The Coffee Table

458

The Art of Buying Wine

My daughter and I were in Michigan last week. While there, we went to Walmart. It just called to us. You know—There’s no place like home

We cruised up and down the aisles, putting groceries into our cart, including a bottle of wine from the store’s meager selection. Then to the check-out, where the grocery bill was tallied and I was asked for identification to prove I’m old enough to buy the bottle of wine.  I am seventy years old, but I understand there must be an across-the-board rule for this legality. No problem.  

Then the clerk asked my daughter for her ID.

?

My 34-year-old daughter had left her wallet in the car. We couldn’t buy wine.

Wait,” I asked, seeking clarity, “She has to prove she is also of age?”

“Yes.”

“What if she just leaves the store? Can I then by the wine?

“No.” 

“What if we both go out and I come back in alone?”

The clerk looked uncomfortable.  “As long as you don’t come back to me.”

In other words, once the clerk knows there’s more than one person in the shopping party, all parties need to prove they are of age, no matter where they happen to be at checkout time. We were dumbfounded, as was the gentleman in line behind us. He, too, had questions for the cashier.

We left without the wine and headed for the bigger grocery store directly across the street—the one with a far superior wine selection. This time we were both armed with identification, just in case state or municipal law required this pervasive hunt for proof of age.

Our new clerk was very friendly. As she began to formulate a question, my daughter and I both readied our drivers’ licenses… 

“Do you have mPerks?”

Huh?   

The clerk repeated herself, but I still didn’t understand—which I attributed to my hearing impairment. But my daughter understood enough to realize we were not being asked for ID.

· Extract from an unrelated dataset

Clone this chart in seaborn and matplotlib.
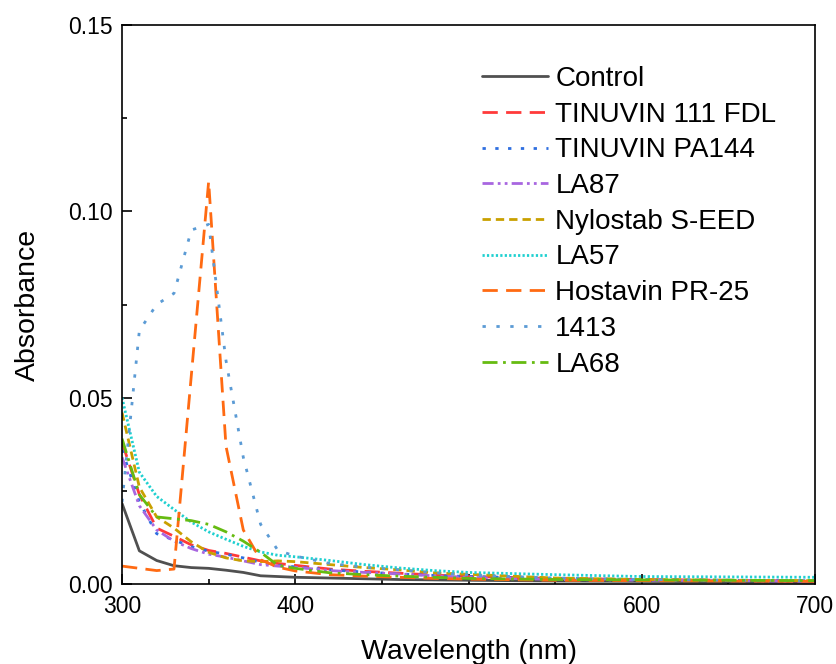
import matplotlib
matplotlib.use("Agg")
import matplotlib.pyplot as plt
import seaborn as sns

sns.set_theme(style="ticks")
plt.rcParams['font.family'] = ['Liberation Sans', 'DejaVu Sans']
plt.rcParams['text.color'] = 'black'
plt.rcParams['axes.labelcolor'] = 'black'
plt.rcParams['xtick.color'] = 'black'
plt.rcParams['ytick.color'] = 'black'

wavelength = [300, 310, 320, 330, 340, 350, 360, 370, 380, 390, 400,
              420, 440, 460, 480, 500, 550, 600, 650, 700]

control = [0.0216, 0.0089, 0.0063, 0.0049, 0.0044, 0.0042, 0.0037, 0.0031, 0.0022, 0.0020, 0.0018,
           0.0016, 0.0014, 0.0012, 0.0011, 0.0010, 0.0008, 0.0007, 0.0006, 0.0005]
tinuvin_111 = [0.038, 0.024, 0.0150, 0.0128, 0.0105, 0.0090, 0.0082, 0.0072, 0.0062, 0.0055, 0.0050,
               0.0040, 0.0034, 0.0029, 0.0024, 0.0020, 0.0015, 0.0012, 0.0010, 0.0008]
tinuvin_pa144 = [0.036, 0.022, 0.0135, 0.0118, 0.0100, 0.0088, 0.0080, 0.0070, 0.0058, 0.0050, 0.0046,
                 0.0038, 0.0032, 0.0027, 0.0023, 0.0020, 0.0014, 0.0011, 0.0010, 0.0008]
la87 = [0.034, 0.021, 0.0145, 0.0115, 0.0095, 0.0080, 0.0072, 0.0062, 0.0052, 0.0048, 0.0045,
        0.0036, 0.0031, 0.0027, 0.0022, 0.0018, 0.0012, 0.0010, 0.0009, 0.0007]
nylostab = [0.046, 0.026, 0.018, 0.015, 0.0113, 0.0085, 0.0070, 0.0062, 0.0060, 0.0062, 0.0060,
            0.0052, 0.0044, 0.0038, 0.0030, 0.0026, 0.0016, 0.0012, 0.0010, 0.0009]
la57 = [0.050, 0.030, 0.0235, 0.020, 0.0166, 0.014, 0.012, 0.0101, 0.0086, 0.0077, 0.0073,
        0.0063, 0.0052, 0.0043, 0.0036, 0.0031, 0.0025, 0.0020, 0.0019, 0.0018]
hostavin = [0.0048, 0.0042, 0.0036, 0.0040, 0.056, 0.108, 0.037, 0.0145, 0.0065, 0.0045, 0.0035,
            0.0025, 0.0021, 0.0018, 0.0015, 0.0013, 0.0010, 0.0009, 0.0008, 0.0007]
s1413 = [0.022, 0.068, 0.075, 0.078, 0.095, 0.0965, 0.060, 0.034, 0.016, 0.009, 0.0075,
         0.0055, 0.0045, 0.0038, 0.0030, 0.0024, 0.0016, 0.0012, 0.0010, 0.0009]
la68 = [0.039, 0.024, 0.018, 0.0175, 0.017, 0.016, 0.014, 0.0115, 0.0085, 0.0050, 0.0042,
        0.0030, 0.0025, 0.0021, 0.0018, 0.0015, 0.0012, 0.0011, 0.0010, 0.0009]

labels = ["Control", "TINUVIN 111 FDL", "TINUVIN PA144", "LA87", "Nylostab S-EED",
          "LA57", "Hostavin PR-25", "1413", "LA68"]
series = [control, tinuvin_111, tinuvin_pa144, la87, nylostab, la57, hostavin, s1413, la68]
colors = ["#505050", "#ff3a3a", "#2f6fe0", "#a866e0", "#c9a000",
          "#1fd0d0", "#ff6a12", "#5b9bd5", "#66bb11"]
styles = ["-", (0, (5.5, 3.0)), (0, (1.2, 3.4)), (0, (4, 1.5, 1, 1.5, 1, 1.5)), (0, (3.0, 1.8)),
          (0, (0.8, 0.8)), (0, (5.5, 3.0)), (0, (1.2, 3.8)), (0, (5.4, 2.0, 1.0, 2.0))]

fig = plt.figure(figsize=(8.37, 6.64), dpi=100)
ax = fig.add_axes([0.1458, 0.1205, 0.8279, 0.8418])

for lab, vals, col, st in zip(labels, series, colors, styles):
    sns.lineplot(x=wavelength, y=vals, ax=ax, color=col, linestyle=st, linewidth=2.0, label=lab)

ax.set_xlim(300, 700)
ax.set_ylim(0, 0.15)
ax.set_xticks([300, 400, 500, 600, 700])
ax.set_xticks([350, 450, 550, 650], minor=True)
ax.set_yticks([0.00, 0.05, 0.10, 0.15])
ax.set_yticks([0.025, 0.075, 0.125], minor=True)
ax.set_yticklabels(["0.00", "0.05", "0.10", "0.15"])
ax.tick_params(axis="both", which="major", direction="in", length=7, width=1.2,
               labelsize=16.5, colors="black")
ax.tick_params(axis="both", which="minor", direction="in", length=3.5, width=1.2)
ax.tick_params(axis="y", which="major", pad=7)
ax.tick_params(axis="x", which="major", pad=8)
for sp in ax.spines.values():
    sp.set_linewidth(1.2)
    sp.set_color("black")

ax.set_xlabel("Wavelength (nm)", fontsize=20.5, labelpad=15)
ax.set_ylabel("Absorbance", fontsize=20.5, labelpad=19)

ax.legend(loc="upper left", bbox_to_anchor=(0.519, 0.927), frameon=False, fontsize=20,
          handlelength=2.4, handletextpad=0.25, labelspacing=0.35, borderpad=0, borderaxespad=0)

fig.savefig("out.png", dpi=100)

“No,” my daughter replied. The clerk never asked for ID. Not mine. Not my daughter’s. And we walked out with wine—bought and paid for.

This got us to thinking Walmart was off-base: If parents leave work after a long day, pick up offspring at daycare, and want to stop at Walmart to buy wine for dinner, store policy forbids it—unless, perhaps, the parents engage in the questionable practice of leaving their children in the car, unattended. 

And what if, while a parent is at the check-out counter—alone—the parent’s cell phone rings and the clerk hears this part of the conversation:  “We’ll do that as soon as we get home. Just wait.  I’ll be out in a minute.”  Surely the cashier then has a clue that the parent has hidden an underage child in the car while trying to buy alcohol. Can the sale move forward?  I should think not.

What if my demented mother had been with me—who, at the age of 90, no longer had ID? (There is no way I could have safely left her in the car alone.)

Decades ago, I lived in New Orleans where there existed drive-thru liquor stores. You could buy booze without getting out of your car. I thought it was crazy, given the high incidence of drunk-driving there. But maybe it was the better method for laying eyes on all parties accompanying the booze buyer.  

Walmart Drive-Thru Liquor. Hmmmmm.

Nah—then kids would have to ride in the trunk.